Il Tar le ha già giudicate illegittime. E ora le nozze da 450 milioni di euro tra le multiutility A2A e AEB vengono messe in discussione anche dal terzo incomodo, la società pubblica Brianza Energia Ambiente (BEA), che a fine 2019 aveva provato a salire sull’altare con AEB, ricevendo però un netto rifiuto. Proprio in considerazione di quel rifiuto, BEA interviene davanti ai giudici del Consiglio di Stato chiedendo loro di confermare la sentenza del Tar. E di bocciare definitivamente la fusione A2A-AEB.

Un colpo di scena nel risiko delle multiutility del Nord. Le argomentazioni di BEA partono dalla manifestazione di interesse inviata ad AEB il 3 dicembre 2019 per l’acquisto di una sua partecipata, Gelsia Ambiente, che si occupa di raccolta rifiuti in 26 comuni della Brianza. L’obiettivo della proposta era di creare sinergie visto che anche BEA, i cui soci sono la Provincia di Monza e Brianza e alcuni comuni della zona, si occupa di rifiuti e in particolare gestisce l’inceneritore di Desio. Ma l’offerta era stata ignorata da AEB che, sempre in Brianza, si occupa di fornire servizi come acqua, elettricità e gas. E che nello stesso periodo aveva ricevuto un’altra proposta: quella di A2A, società misto pubblico-privata per metà proprietà dei comuni di Milano e Brescia, interessata a portare avanti un progetto di integrazione. Tale progetto è andato a buon fine un anno fa, senza però che AEB e A2A siano passati per una gara pubblica, sostenendo che la fusione fosse “infungibile”, cioè non sostituibile da altre operazioni per la mancanza di società in grado di garantire la stessa competitività di A2A. Il Tar a febbraio ha bocciato questa tesi, AEB e A2A hanno fatto ricorso al Consiglio di Stato che ha già respinto una richiesta di sospensiva della sentenza del Tar e si esprimerà nel merito a inizio luglio.

Nella causa, come detto, interviene ora BEA, con un ricorso in appoggio a chi ha vinto al Tar: alcune piccole società del settore, il consigliere regionale del M5S, Marco Fumagalli, e Tiziano Mariani, consigliere del comune di Seregno, il principale azionista di AEB.

La tesi di fondo di BEA è una: la proposta per l’acquisto di Gelsia Ambiente è la dimostrazione che AEB avrebbe potuto trovare un partner sul mercato, attraverso un bando.
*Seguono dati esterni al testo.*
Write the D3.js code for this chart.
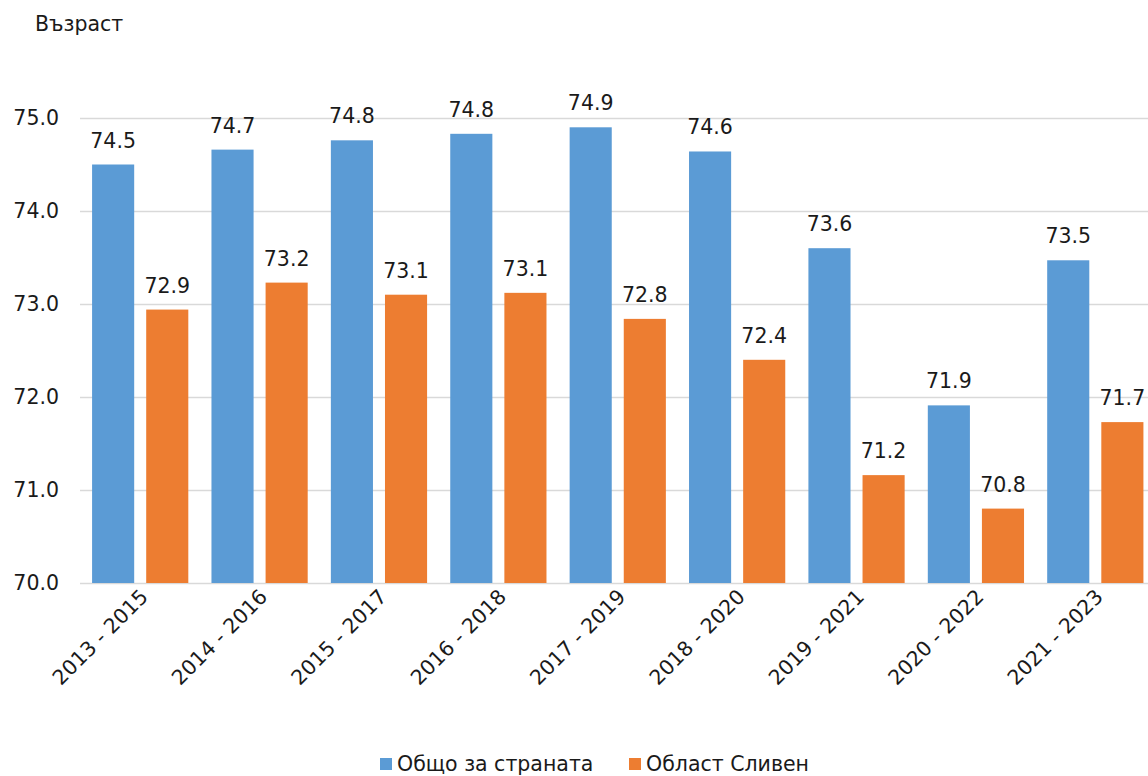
<!DOCTYPE html>
<html>
<head>
<meta charset="utf-8">
<script src="https://cdn.jsdelivr.net/npm/d3@7"></script>
<style>
  body { margin: 0; background: #fff; }
  text { font-family: Verdana, "DejaVu Sans", sans-serif; fill: #1a1a1a; }
</style>
</head>
<body>
<div id="chart"></div>
<script>
// data
const periods = ["2013 - 2015", "2014 - 2016", "2015 - 2017", "2016 - 2018", "2017 - 2019",
                 "2018 - 2020", "2019 - 2021", "2020 - 2022", "2021 - 2023"];
const seriesNames = ["Общо за страната", "Област Сливен"];
const country = [74.50, 74.66, 74.76, 74.83, 74.90, 74.64, 73.60, 71.91, 73.47];
const sliven  = [72.94, 73.23, 73.10, 73.12, 72.84, 72.40, 71.16, 70.80, 71.73];
const yTicks = [70, 71, 72, 73, 74, 75];
const colors = ["#5B9BD5", "#ED7D31"];

const width = 1148, height = 776;
const fontSize = 20.5;

const svg = d3.select("#chart").append("svg")
    .attr("width", width)
    .attr("height", height);

// scales
const x = d3.scaleBand()
    .domain(periods)
    .range([80.5, 1155])
    .paddingInner(0.194)
    .paddingOuter(0.097);

const x1 = d3.scaleBand()
    .domain(seriesNames)
    .range([0, x.bandwidth()])
    .paddingInner(0.222);

const y = d3.scaleLinear()
    .domain([70, 75])
    .range([583, 118]);

// gridlines
svg.append("g")
    .selectAll("line")
    .data(yTicks)
    .enter()
    .append("line")
    .attr("x1", 80)
    .attr("x2", width)
    .attr("y1", d => Math.round(y(d)) + 0.5)
    .attr("y2", d => Math.round(y(d)) + 0.5)
    .attr("stroke", "#d9d9d9")
    .attr("stroke-width", 1.5);

// y axis labels
const yAxis = d3.axisLeft(y)
    .tickValues(yTicks)
    .tickFormat(d3.format(".1f"))
    .tickSize(0)
    .tickPadding(0);

svg.append("g")
    .attr("transform", "translate(59, 0)")
    .call(yAxis)
    .call(g => g.select(".domain").remove())
    .selectAll("text")
    .attr("font-size", fontSize)
    .attr("font-family", "Verdana, 'DejaVu Sans', sans-serif")
    .attr("fill", "#1a1a1a");

// axis title
svg.append("text")
    .attr("x", 35)
    .attr("y", 31)
    .attr("font-size", fontSize)
    .text("Възраст");

// bars
const rows = periods.map((p, i) => ({period: p, values: [country[i], sliven[i]]}));

const groups = svg.selectAll(".group")
    .data(rows)
    .enter()
    .append("g")
    .attr("class", "group")
    .attr("transform", d => `translate(${x(d.period)}, 0)`);

groups.selectAll("rect")
    .data(d => d.values.map((v, j) => ({name: seriesNames[j], value: v, j: j})))
    .enter()
    .append("rect")
    .attr("x", d => x1(d.name))
    .attr("y", d => y(d.value))
    .attr("width", x1.bandwidth())
    .attr("height", d => y(70) - y(d.value))
    .attr("fill", d => colors[d.j]);

groups.selectAll(".label")
    .data(d => d.values.map((v, j) => ({name: seriesNames[j], value: v})))
    .enter()
    .append("text")
    .attr("class", "label")
    .attr("x", d => x1(d.name) + x1.bandwidth() / 2)
    .attr("y", d => y(d.value) - 17)
    .attr("text-anchor", "middle")
    .attr("font-size", fontSize)
    .text(d => d.value.toFixed(1));

// x axis labels
const xAxis = d3.axisBottom(x).tickSize(0).tickPadding(0);
svg.append("g")
    .attr("transform", "translate(0, 583)")
    .call(xAxis)
    .call(g => g.select(".domain").remove())
    .selectAll("text")
    .attr("font-size", fontSize)
    .attr("font-family", "Verdana, 'DejaVu Sans', sans-serif")
    .attr("fill", "#1a1a1a")
    .attr("text-anchor", "end")
    .attr("dy", 0)
    .attr("transform", "translate(9, 15) rotate(-45)");

// legend
const legendX = [380, 629];
const legend = svg.selectAll(".legend")
    .data(seriesNames)
    .enter()
    .append("g")
    .attr("class", "legend")
    .attr("transform", (d, i) => `translate(${legendX[i]}, 758)`);

legend.append("rect")
    .attr("width", 12)
    .attr("height", 12)
    .attr("fill", (d, i) => colors[i]);

legend.append("text")
    .attr("x", 17)
    .attr("y", 13)
    .attr("font-size", fontSize)
    .text(d => d);
</script>
</body>
</html>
A2A infatti non era l’unica società interessata ad AEB: la stessa BEA, si legge nel documento depositato in Consiglio di Stato, oltre a manifestare il proprio interesse per le quote di Gelsia Ambiente si era resa disponibile “a valutare ogni altra iniziativa di aggregazione da definirsi tra le parti”. Ma il sindaco di Seregno, il Dem Alberto Rossi, “ha fatto sapere di giudicare inaccettabile, inopportuna e addirittura offensiva la proposta di BEA, poiché gli è sembrato che la stessa potesse essere di ostacolo rispetto all’operazione con A2A”.

Tra le giustificazioni usate da AEB per rifiutare l’offerta di BEA, quella che una cessione di quote societarie sarebbe dovuta passare per una procedura ad evidenza pubblica, proposito in seguito non seguito per le nozze con A2A. Un fatto che il legale di BEA, Enzo Robaldo, definisce “paradossale”. È evidente – scrive nel ricorso – che la proposta di BEA “meritava di essere esaminata e approfondita, invece di essere sostanzialmente ignorata”.

Per il consigliere del M5S Fumagalli, “se effettivamente il sindaco di Seregno ha ignorato l’offerta di BEA, siamo in presenza di un’operazione che è stata fatta contro gli interessi del territorio, ad uso esclusivo della Borsa e di qualche politico compiacente”. Critico anche Tiziano Mariani, che accusa il sindaco di “aver tenuto nascosto al Consiglio comunale l’interesse manifestato a suo tempo da BEA”. E, dopo le verifiche sull’integrazione con A2A fatte a dicembre dalla Guardia di finanza nella sede di AEB e l’arresto di due settimane fa di due ex dirigenti di Gelsia Ambiente per una vicenda di presunte tangenti non legata a questa operazione, si augura: “Ora la parola sulla fusione AEB-A2A passi alle Procure della Repubblica”.